▶ _EXERCISE MATERIALS_

****************

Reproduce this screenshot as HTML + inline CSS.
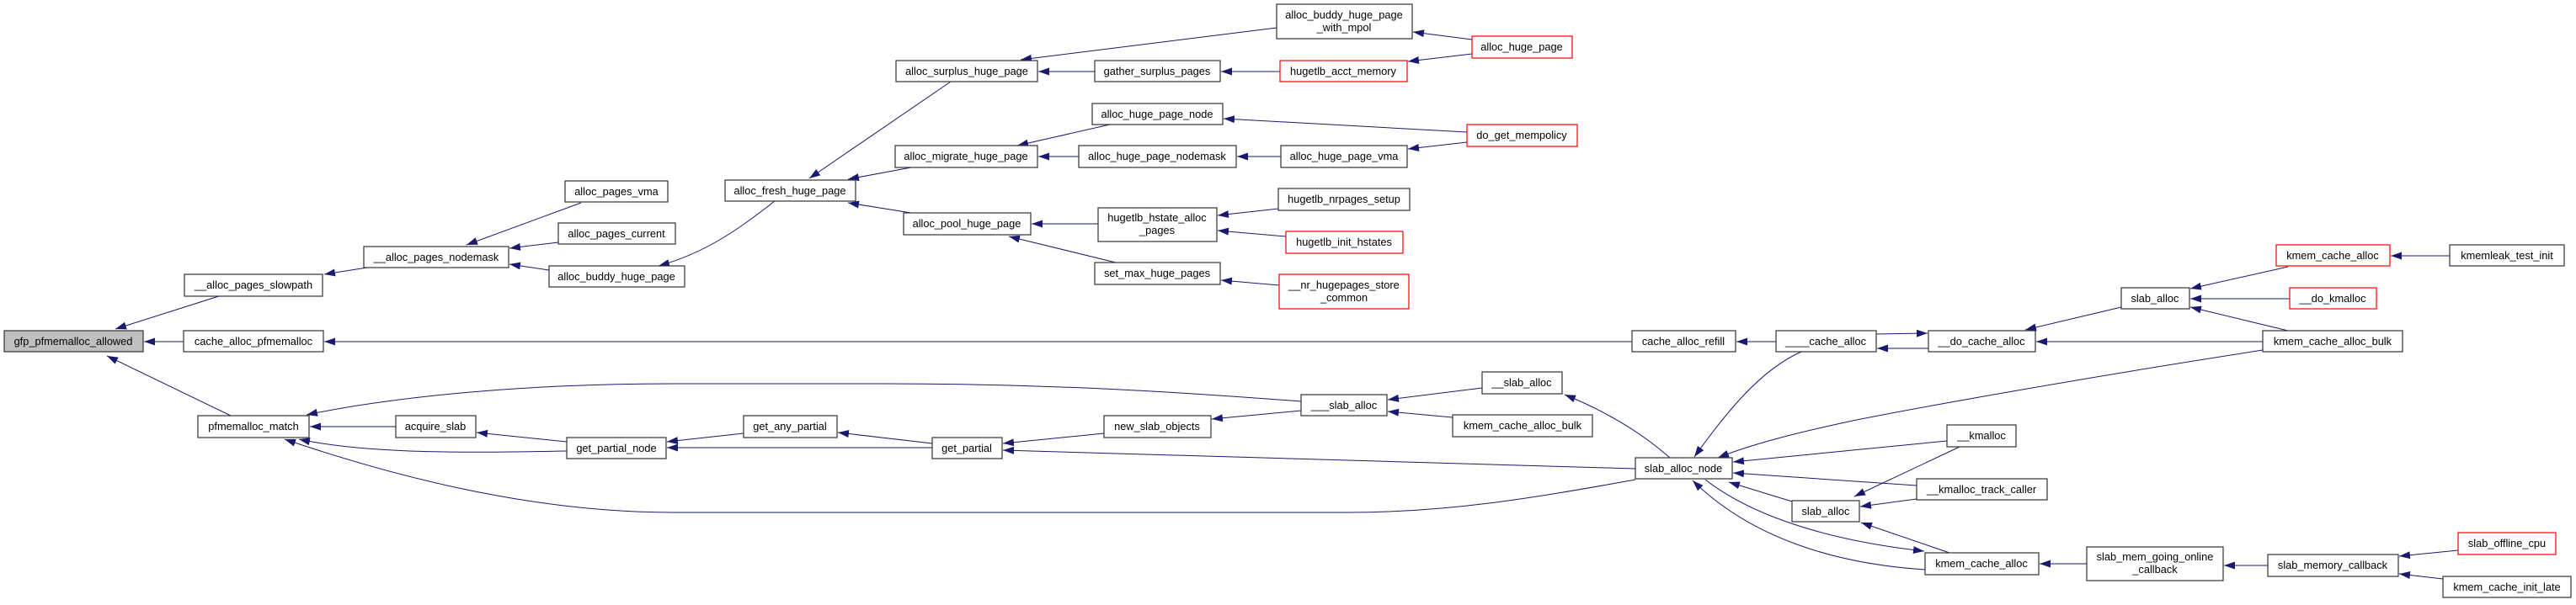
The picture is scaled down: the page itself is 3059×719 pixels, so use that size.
<!DOCTYPE html>
<html><head><meta charset="utf-8"><style>
html,body{margin:0;padding:0;background:#fff;}
svg text{font-family:"Liberation Sans",sans-serif;font-size:12.8px;fill:#000;text-anchor:middle;}
.n{fill:#fff;stroke:#333;stroke-width:1.2;}
.r{fill:#fff;stroke:#f00;stroke-width:1.2;}
.g{fill:#bfbfbf;stroke:#333;stroke-width:1.2;}
.e{fill:none;stroke:#191970;stroke-width:1;marker-end:url(#a);}
</style></head><body>
<svg width="3059" height="714" viewBox="0 0 3059 714" xmlns="http://www.w3.org/2000/svg">
<defs><marker id="a" markerUnits="userSpaceOnUse" markerWidth="14" markerHeight="11" refX="13" refY="4.5" orient="auto"><path d="M0,0 L13,4.5 L0,9 z" fill="#191970"/></marker></defs>
<g>
<path class="e" d="M260,352 L137,391"/>
<path class="e" d="M218,406 L171,406"/>
<path class="e" d="M274,494 L127,423"/>
<path class="e" d="M436,318 L385,326"/>
<path class="e" d="M690,241 L554,291"/>
<path class="e" d="M663,288 L605,295"/>
<path class="e" d="M652,321 L605,314"/>
<path class="e" d="M920,239 C880,270 840,300 782,316"/>
<path class="e" d="M1129,97 L961,212"/>
<path class="e" d="M1082,199 L1007,213"/>
<path class="e" d="M1082,253 L1007,241"/>
<path class="e" d="M1516,33 L1212,71"/>
<path class="e" d="M1300,85 L1233,85"/>
<path class="e" d="M1520,85 L1450,85"/>
<path class="e" d="M1748,47 L1678,38"/>
<path class="e" d="M1748,64 L1672,73"/>
<path class="e" d="M1318,148 L1208,173"/>
<path class="e" d="M1281,186 L1233,186"/>
<path class="e" d="M1521,186 L1469,186"/>
<path class="e" d="M1742,157 L1453,141"/>
<path class="e" d="M1742,169 L1672,177"/>
<path class="e" d="M1304,266 L1225,266"/>
<path class="e" d="M1325,312 L1198,281"/>
<path class="e" d="M1518,248 L1446,256"/>
<path class="e" d="M1527,281 L1446,274"/>
<path class="e" d="M1519,339 L1450,333"/>
<path class="e" d="M1938,406 L385,406"/>
<path class="e" d="M2109,406 L2062,406"/>
<path class="e" d="M2290,414 L2229,414"/>
<path class="e" d="M2228,397 L2289,396"/>
<path class="e" d="M2519,365 L2405,392"/>
<path class="e" d="M2687,406 L2418,406"/>
<path class="e" d="M2717,317 L2601,343"/>
<path class="e" d="M2719,355 L2601,355"/>
<path class="e" d="M2717,393 L2601,365"/>
<path class="e" d="M2909,304 L2839,304"/>
<path class="e" d="M2139,418 C2090,440 2050,490 2012,543"/>
<path class="e" d="M2687,416 C2500,445 2300,480 2200,500 C2130,515 2080,528 2040,544"/>
<path class="e" d="M2312,524 L2058,549"/>
<path class="e" d="M2276,577 L2058,562"/>
<path class="e" d="M2128,596 L2053,573"/>
<path class="e" d="M2327,531 L2202,590"/>
<path class="e" d="M2276,593 L2209,602"/>
<path class="e" d="M2315,657 L2210,621"/>
<path class="e" d="M2286,677 C2180,670 2080,640 2010,571"/>
<path class="e" d="M2025,570 C2070,605 2150,640 2285,655"/>
<path class="e" d="M2478,670 L2422,670"/>
<path class="e" d="M2693,672 L2641,672"/>
<path class="e" d="M2919,654 L2849,661"/>
<path class="e" d="M2901,688 L2849,682"/>
<path class="e" d="M1760,461 L1648,475"/>
<path class="e" d="M1725,496 L1648,489"/>
<path class="e" d="M1983,544 C1950,515 1910,490 1858,469"/>
<path class="e" d="M1545,477 C1400,466 1250,456 1050,456 L800,456 C600,456 450,475 364,493"/>
<path class="e" d="M1545,488 L1439,498"/>
<path class="e" d="M1311,515 L1191,527"/>
<path class="e" d="M1942,557 L1191,535"/>
<path class="e" d="M1107,527 L995,514"/>
<path class="e" d="M1107,532 L792,532"/>
<path class="e" d="M883,515 L792,525"/>
<path class="e" d="M673,525 L566,514"/>
<path class="e" d="M470,507 L368,507"/>
<path class="e" d="M673,536 C560,538 440,540 355,522"/>
<path class="e" d="M1942,570 C1820,592 1720,609 1600,609 L800,609 C620,609 450,560 338,522"/>
</g>
<g>
<rect class="g" x="5" y="393" width="165" height="25"/><text x="87" y="410">gfp_pfmemalloc_allowed</text>
<rect class="n" x="219" y="326" width="164" height="26"/><text x="301" y="343">__alloc_pages_slowpath</text>
<rect class="n" x="218" y="393" width="166" height="25"/><text x="301" y="410">cache_alloc_pfmemalloc</text>
<rect class="n" x="235" y="494" width="132" height="26"/><text x="301" y="511">pfmemalloc_match</text>
<rect class="n" x="432" y="293" width="172" height="25"/><text x="518" y="310">__alloc_pages_nodemask</text>
<rect class="n" x="671" y="215" width="122" height="25"/><text x="732" y="232">alloc_pages_vma</text>
<rect class="n" x="663" y="265" width="139" height="25"/><text x="732" y="282">alloc_pages_current</text>
<rect class="n" x="652" y="316" width="161" height="25"/><text x="732" y="333">alloc_buddy_huge_page</text>
<rect class="n" x="470" y="494" width="95" height="26"/><text x="517" y="511">acquire_slab</text>
<rect class="n" x="673" y="520" width="118" height="25"/><text x="732" y="537">get_partial_node</text>
<rect class="n" x="1516" y="5" width="161" height="41"/><text x="1596" y="22">alloc_buddy_huge_page</text><text x="1596" y="37">_with_mpol</text>
<rect class="n" x="1064" y="72" width="168" height="25"/><text x="1148" y="89">alloc_surplus_huge_page</text>
<rect class="n" x="1300" y="72" width="149" height="25"/><text x="1374" y="89">gather_surplus_pages</text>
<rect class="r" x="1520" y="72" width="151" height="25"/><text x="1595" y="89">hugetlb_acct_memory</text>
<rect class="n" x="1297" y="123" width="155" height="25"/><text x="1374" y="140">alloc_huge_page_node</text>
<rect class="n" x="1063" y="173" width="169" height="26"/><text x="1147" y="190">alloc_migrate_huge_page</text>
<rect class="n" x="1281" y="173" width="187" height="26"/><text x="1374" y="190">alloc_huge_page_nodemask</text>
<rect class="n" x="1521" y="173" width="150" height="26"/><text x="1596" y="190">alloc_huge_page_vma</text>
<rect class="n" x="861" y="214" width="155" height="25"/><text x="938" y="231">alloc_fresh_huge_page</text>
<rect class="n" x="1073" y="253" width="151" height="26"/><text x="1148" y="270">alloc_pool_huge_page</text>
<rect class="n" x="1304" y="247" width="141" height="40"/><text x="1374" y="263">hugetlb_hstate_alloc</text><text x="1374" y="278">_pages</text>
<rect class="n" x="1518" y="224" width="156" height="26"/><text x="1596" y="241">hugetlb_nrpages_setup</text>
<rect class="r" x="1527" y="275" width="139" height="26"/><text x="1596" y="292">hugetlb_init_hstates</text>
<rect class="n" x="1300" y="312" width="149" height="26"/><text x="1374" y="329">set_max_huge_pages</text>
<rect class="r" x="1519" y="326" width="154" height="41"/><text x="1596" y="343">__nr_hugepages_store</text><text x="1596" y="358">_common</text>
<rect class="n" x="1545" y="469" width="102" height="25"/><text x="1596" y="486">___slab_alloc</text>
<rect class="n" x="883" y="494" width="111" height="26"/><text x="938" y="511">get_any_partial</text>
<rect class="n" x="1107" y="520" width="83" height="25"/><text x="1148" y="537">get_partial</text>
<rect class="n" x="1311" y="494" width="127" height="26"/><text x="1374" y="511">new_slab_objects</text>
<rect class="r" x="1748" y="43" width="119" height="26"/><text x="1807" y="60">alloc_huge_page</text>
<rect class="r" x="1742" y="148" width="131" height="26"/><text x="1807" y="165">do_get_mempolicy</text>
<rect class="n" x="1938" y="393" width="123" height="25"/><text x="1999" y="410">cache_alloc_refill</text>
<rect class="n" x="2109" y="393" width="119" height="25"/><text x="2168" y="410">____cache_alloc</text>
<rect class="n" x="2290" y="393" width="127" height="25"/><text x="2353" y="410">__do_cache_alloc</text>
<rect class="n" x="1760" y="442" width="95" height="26"/><text x="1807" y="459">__slab_alloc</text>
<rect class="n" x="1725" y="493" width="166" height="26"/><text x="1808" y="510">kmem_cache_alloc_bulk</text>
<rect class="n" x="1942" y="544" width="115" height="25"/><text x="1999" y="561">slab_alloc_node</text>
<rect class="n" x="2312" y="505" width="82" height="26"/><text x="2353" y="522">__kmalloc</text>
<rect class="n" x="2276" y="569" width="155" height="25"/><text x="2353" y="586">__kmalloc_track_caller</text>
<rect class="n" x="2128" y="595" width="80" height="25"/><text x="2168" y="612">slab_alloc</text>
<rect class="n" x="2286" y="657" width="135" height="26"/><text x="2353" y="674">kmem_cache_alloc</text>
<rect class="r" x="2703" y="291" width="135" height="25"/><text x="2770" y="308">kmem_cache_alloc</text>
<rect class="n" x="2909" y="291" width="136" height="25"/><text x="2977" y="308">kmemleak_test_init</text>
<rect class="n" x="2519" y="342" width="81" height="25"/><text x="2559" y="359">slab_alloc</text>
<rect class="r" x="2719" y="342" width="103" height="25"/><text x="2770" y="359">__do_kmalloc</text>
<rect class="n" x="2687" y="393" width="166" height="25"/><text x="2770" y="410">kmem_cache_alloc_bulk</text>
<rect class="n" x="2478" y="650" width="162" height="40"/><text x="2559" y="666">slab_mem_going_online</text><text x="2559" y="681">_callback</text>
<rect class="n" x="2693" y="659" width="155" height="26"/><text x="2770" y="676">slab_memory_callback</text>
<rect class="r" x="2919" y="633" width="116" height="26"/><text x="2977" y="650">slab_offline_cpu</text>
<rect class="n" x="2901" y="685" width="152" height="25"/><text x="2977" y="702">kmem_cache_init_late</text>
</g>
</svg>
</body></html>
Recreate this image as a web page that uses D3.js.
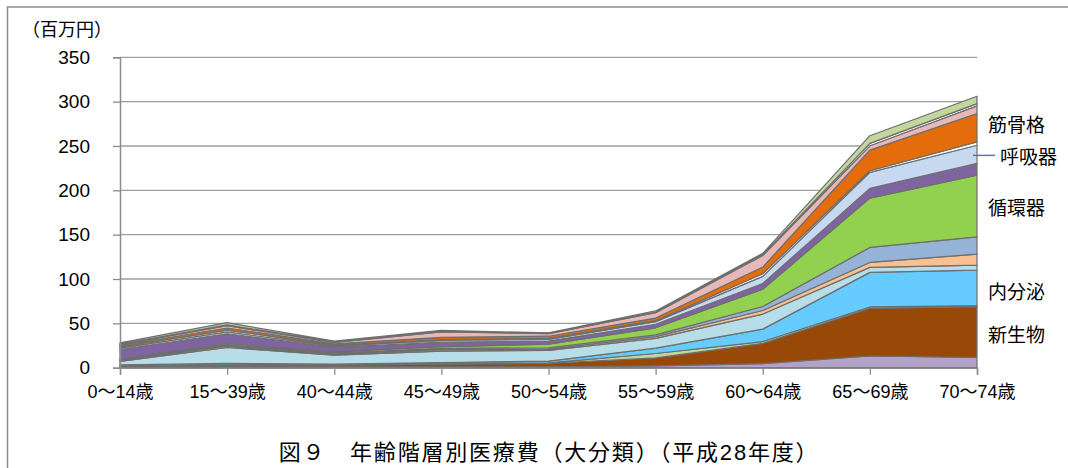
<!DOCTYPE html>
<html lang="ja">
<head>
<meta charset="utf-8">
<script src="https://cdn.jsdelivr.net/npm/d3@7"></script>
<style>
  html, body { margin: 0; padding: 0; background: #ffffff; }
  svg { display: block; }
  text { font-family: "Liberation Sans", "Noto Sans CJK JP", sans-serif; fill: #000; }
  .jp { font-family: "Noto Sans CJK JP", sans-serif; }
</style>
</head>
<body>
<script>
// 年齢階層別医療費（大分類） 単位：百万円
const categories = ["0～14歳", "15～39歳", "40～44歳", "45～49歳", "50～54歳", "55～59歳", "60～64歳", "65～69歳", "70～74歳"];

const 感染症 = [1.0, 1.5, 1.0, 1.0, 1.0, 2.0, 4.5, 13.2, 11.5];
const 新生物 = [1.0, 1.5, 2.0, 3.0, 4.0, 9.0, 23.0, 53.8, 57.3];
const 血液 = [0.3, 0.3, 0.2, 0.3, 0.5, 5.0, 2.0, 1.5, 1.3];
const 内分泌 = [0.8, 1.5, 1.0, 1.5, 2.0, 6.0, 14.0, 39.0, 40.0];
const 精神 = [4.0, 18.0, 10.0, 13.0, 12.0, 11.0, 17.0, 5.6, 5.6];
const 神経 = [1.0, 1.5, 1.2, 1.5, 1.5, 2.0, 4.0, 5.6, 12.4];
const 眼耳 = [0.8, 1.5, 1.0, 1.5, 1.5, 2.0, 4.5, 16.9, 19.5];
const 循環器 = [0.8, 1.5, 1.5, 2.0, 4.0, 8.0, 19.5, 55.7, 69.5];
const 消化器 = [10.8, 11.0, 5.0, 5.0, 3.5, 4.0, 6.5, 10.9, 13.2];
const 呼吸器 = [1.5, 2.0, 1.5, 2.0, 2.0, 3.0, 8.0, 18.0, 20.5];
const 皮膚 = [1.5, 2.0, 1.0, 1.0, 1.0, 1.0, 3.0, 1.9, 3.8];
const 筋骨格 = [1.5, 2.5, 1.5, 2.5, 2.5, 3.0, 7.5, 23.3, 32.0];
const 腎尿路 = [1.0, 2.5, 1.5, 6.0, 3.0, 6.0, 13.0, 4.8, 8.6];
const 先天 = [0.5, 1.0, 0.5, 0.5, 0.3, 0.5, 1.0, 2.7, 2.6];
const 損傷 = [1.5, 2.5, 1.0, 1.2, 0.5, 1.5, 1.5, 8.7, 8.3];

const seriesNames = ["感染症", "新生物", "血液", "内分泌", "精神", "神経", "眼耳", "循環器", "消化器", "呼吸器", "皮膚", "筋骨格", "腎尿路", "先天", "損傷"];
const seriesValues = [感染症, 新生物, 血液, 内分泌, 精神, 神経, 眼耳, 循環器, 消化器, 呼吸器, 皮膚, 筋骨格, 腎尿路, 先天, 損傷];
const seriesColors = ["#b3a2c7", "#984807", "#c3d69b", "#66ccff", "#b7dee8", "#fac090", "#95b3d7", "#92d050", "#8064a2", "#c6d9f1", "#ffffff", "#e46c0a", "#e6b9b8", "#ffffff", "#c3d69b"];

const yTicks = [0, 50, 100, 150, 200, 250, 300, 350];
const unitLabel = "（百万円）";
const titleText = "図９　年齢階層別医療費（大分類）（平成28年度）";

// 右端に名前を添える系列（縦位置の微調整つき）
const labelled = ["新生物", "内分泌", "循環器", "呼吸器", "筋骨格"];
const labelNudge = { 新生物: 1, 内分泌: 3, 循環器: 1, 呼吸器: 1, 筋骨格: -4 };

const W = 1068, H = 468;
const svg = d3.select("body").append("svg").attr("width", W).attr("height", H);

// 外枠
svg.append("rect")
  .attr("x", 7.5).attr("y", 7).attr("width", 1200).attr("height", 600)
  .attr("fill", "none").attr("stroke", "#8c8c8c").attr("stroke-width", 1.5);

const x = d3.scalePoint().domain(categories).range([120, 977]);
const y = d3.scaleLinear().domain([0, 350]).range([367.7, 57.3]);

// 行データ
const rows = categories.map((c, i) => {
  const r = { category: c };
  seriesNames.forEach((n, k) => { r[n] = seriesValues[k][i]; });
  return r;
});
const stacked = d3.stack().keys(seriesNames)(rows);

// 目盛線
svg.append("g").selectAll("line").data(yTicks.filter(t => t > 0)).join("line")
  .attr("x1", 120).attr("x2", 977)
  .attr("y1", d => y(d)).attr("y2", d => y(d))
  .attr("stroke", "#9e9e9e").attr("stroke-width", 1.3);

// 積み上げ面
const area = d3.area()
  .x(d => x(d.data.category))
  .y0(d => y(d[0]))
  .y1(d => y(d[1]));

svg.append("g").selectAll("path").data(stacked).join("path")
  .attr("d", area)
  .attr("fill", (d, i) => seriesColors[i])
  .attr("stroke", "#6e6e6e")
  .attr("stroke-width", 1.2)
  .attr("stroke-linejoin", "round");

// Y軸
const yAxis = d3.axisLeft(y).tickValues(yTicks).tickSize(7).tickPadding(23);
const gy = svg.append("g").attr("transform", "translate(120,0)").call(yAxis);
gy.select(".domain").attr("stroke", "#8c8c8c").attr("stroke-width", 1.5);
gy.selectAll(".tick line").attr("stroke", "#8c8c8c").attr("stroke-width", 1.3);
gy.selectAll(".tick text")
  .attr("font-family", "Liberation Sans, sans-serif")
  .attr("font-size", 19).attr("fill", "#000");

// X軸
const xAxis = d3.axisBottom(x).tickSize(7).tickPadding(11);
const gx = svg.append("g").attr("transform", `translate(0,${y(0)})`).call(xAxis);
gx.select(".domain").attr("stroke", "#8c8c8c").attr("stroke-width", 1.5);
gx.selectAll(".tick line").attr("stroke", "#8c8c8c").attr("stroke-width", 1.3);
gx.selectAll(".tick text")
  .attr("font-family", "Liberation Sans, Noto Sans CJK JP, sans-serif")
  .attr("font-size", 18).attr("fill", "#000");

// 単位
svg.append("text").attr("class", "jp")
  .attr("x", 22).attr("y", 28).attr("dominant-baseline", "central")
  .attr("font-size", 18).text(unitLabel);

// 系列名
const last = stacked.map(s => s[s.length - 1]);
labelled.forEach(name => {
  const k = seriesNames.indexOf(name);
  const seg = last[k];
  const cy = y((seg[0] + seg[1]) / 2) + labelNudge[name];
  const lx = name === "呼吸器" ? 1000 : 988;
  svg.append("text").attr("class", "jp")
    .attr("x", lx).attr("y", cy).attr("dominant-baseline", "central")
    .attr("font-size", 19).text(name);
  if (name === "呼吸器") {
    svg.append("line")
      .attr("x1", 973).attr("x2", 995).attr("y1", cy).attr("y2", cy)
      .attr("stroke", "#4a7ebb").attr("stroke-width", 1.5);
  }
});

// 表題
svg.append("text")
  .attr("x", 549).attr("y", 452).attr("text-anchor", "middle").attr("dominant-baseline", "central")
  .attr("font-family", "Liberation Sans, Noto Sans CJK JP, sans-serif")
  .attr("font-size", 22).attr("letter-spacing", 1.8)
  .text(titleText);
</script>
</body>
</html>
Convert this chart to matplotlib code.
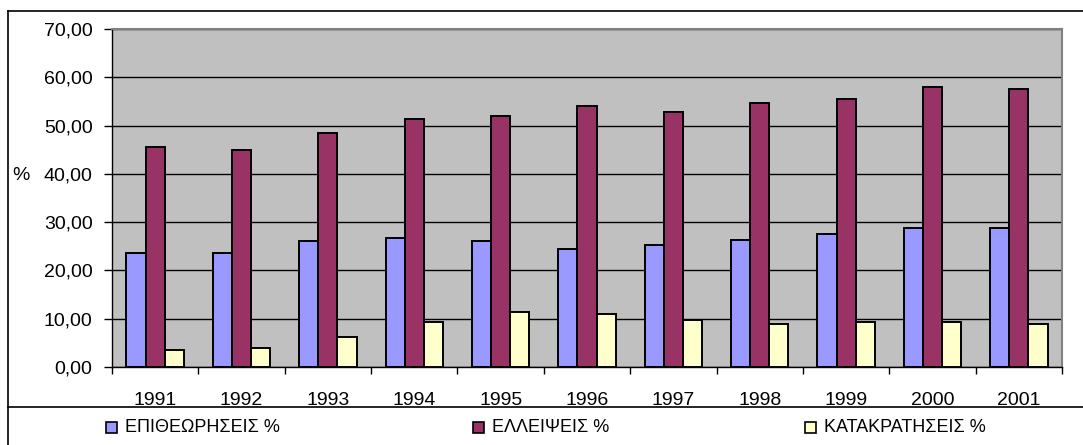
import numpy as np
import matplotlib
matplotlib.use('Agg')
import matplotlib.pyplot as plt
from matplotlib.patches import Rectangle
from matplotlib.lines import Line2D
from matplotlib.ticker import FuncFormatter

plt.rcParams['font.family'] = ['Liberation Sans', 'DejaVu Sans']

# δεδομένα
years = ['1991', '1992', '1993', '1994', '1995', '1996', '1997', '1998', '1999', '2000', '2001']
epitheoriseis = [23.7, 23.7, 26.1, 26.8, 26.1, 24.5, 25.3, 26.4, 27.5, 28.7, 28.7]
elleipseis = [45.5, 45.0, 48.5, 51.3, 52.0, 54.0, 52.8, 54.7, 55.5, 57.9, 57.5]
katakratiseis = [3.5, 3.9, 6.3, 9.4, 11.3, 10.9, 9.7, 9.0, 9.4, 9.4, 9.0]
series_names = ['ΕΠΙΘΕΩΡΗΣΕΙΣ %', 'ΕΛΛΕΙΨΕΙΣ %', 'ΚΑΤΑΚΡΑΤΗΣΕΙΣ %']
colors = ['#9999FF', '#993366', '#FFFFCC']

W, H = 1083, 445
fig = plt.figure(figsize=(W / 100, H / 100), dpi=100)
ax = fig.add_axes([112 / W, (H - 367) / H, (1062 - 112) / W, (367 - 29) / H])
ax.set_facecolor('#C0C0C0')

x = np.arange(len(years))
bw = 0.222
for i, (vals, c) in enumerate(zip([epitheoriseis, elleipseis, katakratiseis], colors)):
    ax.bar(x + (i - 1) * bw, vals, width=bw, color=c, edgecolor='black',
           linewidth=1.4, zorder=3)

ax.set_xlim(-0.5, len(years) - 0.5)
ax.set_ylim(0, 70)
ax.set_yticks(np.arange(0, 71, 10))
ax.yaxis.set_major_formatter(FuncFormatter(lambda v, p: f'{v:.2f}'.replace('.', ',')))
ax.grid(axis='y', color='black', linewidth=1, zorder=1)
ax.set_axisbelow(True)

# ticks στα όρια των κατηγοριών
ax.set_xticks(np.arange(-0.5, len(years), 1.0))
ax.set_xticklabels([])
ax.set_xticks(x, minor=True)
ax.set_xticklabels(years, minor=True, fontsize=14)
ax.tick_params(axis='x', which='minor', length=0, pad=18)
ax.tick_params(axis='x', which='major', length=5, width=1, direction='out')
ax.tick_params(axis='y', length=6, width=1, labelsize=14, pad=8)

for s in ['top', 'right']:
    ax.spines[s].set_color('#808080')
    ax.spines[s].set_linewidth(1.5)
for s in ['left', 'bottom']:
    ax.spines[s].set_color('black')
    ax.spines[s].set_linewidth(1)

fig.text(21 / W, 1 - 176 / H, '%', fontsize=14, ha='center', va='center')

# πλαίσιο γραφήματος
fig.add_artist(Line2D([8 / W, 1], [1 - 11 / H, 1 - 11 / H], color='black', linewidth=1.2))
fig.add_artist(Line2D([8 / W, 8 / W], [0, 1 - 11 / H], color='black', linewidth=1.2))
fig.add_artist(Line2D([8 / W, 1], [1 - 407 / H, 1 - 407 / H], color='black', linewidth=1.2))

# υπόμνημα
marker_x = [106, 473, 805]
for mx, name, c in zip(marker_x, series_names, colors):
    fig.add_artist(Rectangle((mx / W, 1 - 433 / H), 11 / W, 11 / H, facecolor=c,
                             edgecolor='black', linewidth=1.2, transform=fig.transFigure))
    fig.text((mx + 19) / W, 1 - 428 / H, name, fontsize=13, ha='left', va='center')

fig.savefig('out.png', dpi=100)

****************

Leave the pictures out, then copy word for word only the lines from the one containing "Convert this chart to matplotlib code." through the one containing "linewidth=1.4, zorder=3)", both included.

Convert this chart to matplotlib code.
import numpy as np
import matplotlib
matplotlib.use('Agg')
import matplotlib.pyplot as plt
from matplotlib.patches import Rectangle
from matplotlib.lines import Line2D
from matplotlib.ticker import FuncFormatter

plt.rcParams['font.family'] = ['Liberation Sans', 'DejaVu Sans']

# δεδομένα
years = ['1991', '1992', '1993', '1994', '1995', '1996', '1997', '1998', '1999', '2000', '2001']
epitheoriseis = [23.7, 23.7, 26.1, 26.8, 26.1, 24.5, 25.3, 26.4, 27.5, 28.7, 28.7]
elleipseis = [45.5, 45.0, 48.5, 51.3, 52.0, 54.0, 52.8, 54.7, 55.5, 57.9, 57.5]
katakratiseis = [3.5, 3.9, 6.3, 9.4, 11.3, 10.9, 9.7, 9.0, 9.4, 9.4, 9.0]
series_names = ['ΕΠΙΘΕΩΡΗΣΕΙΣ %', 'ΕΛΛΕΙΨΕΙΣ %', 'ΚΑΤΑΚΡΑΤΗΣΕΙΣ %']
colors = ['#9999FF', '#993366', '#FFFFCC']

W, H = 1083, 445
fig = plt.figure(figsize=(W / 100, H / 100), dpi=100)
ax = fig.add_axes([112 / W, (H - 367) / H, (1062 - 112) / W, (367 - 29) / H])
ax.set_facecolor('#C0C0C0')

x = np.arange(len(years))
bw = 0.222
for i, (vals, c) in enumerate(zip([epitheoriseis, elleipseis, katakratiseis], colors)):
    ax.bar(x + (i - 1) * bw, vals, width=bw, color=c, edgecolor='black',
           linewidth=1.4, zorder=3)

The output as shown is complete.